Did everybody hear about the fire at the apartments in Grand Blanc this week? You know it happened Tuesday, 24 units were damaged, 16 unlivable. All those families had to be relocated.


You have a chance to do something about it. It might be something as simple as making a donation. It might be filling your belly. You can go to Great Harvest Bread all this week, and 20% of the sales go to the people that got burned out.


You know, there are little things we can do. Talking with Kim earlier about bell ringing yesterday. And it was amazing this year, more than in previous years, I think there were more tens and twenties getting put in the kettle than I think I've ever seen. And it seemed the rare occasion that it was only a dollar or two and even more rare, I think it was three people, while we were there for two hours, that put just change in. And it's because that's all they had in their pocket.

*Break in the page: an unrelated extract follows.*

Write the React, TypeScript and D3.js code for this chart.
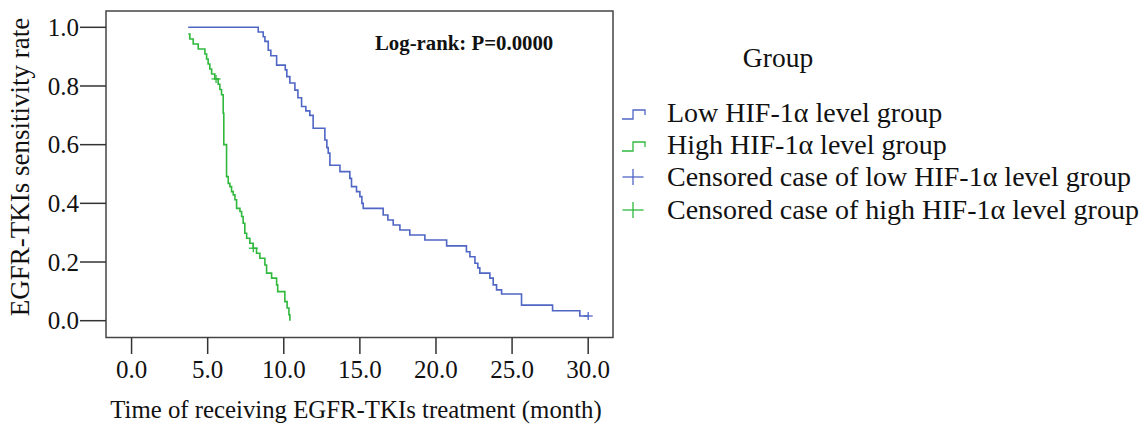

Now those dollars make a huge difference to people that need the help. Salvation Army was helping the folks that got burned out.


So, before we say that you don't have any chance of changing the world and bringing about the hope that is Christmas, think about the little things that you can, or maybe even already do, do that can make that difference. Maybe it's just the way you decorate for Christmas. Do you decorate in a way that lifts up the commercial aspect, or do you decorate in a way that lifts up the holy aspect of the holiday?


You see, even something that simple can be reimagined and re-envisioned so that it is a sign of God's hope coming into the world. So, let's, for the next four weeks, look at what we're doing and see how that turns around the way we view advent, and how we live into Christmas. Amen.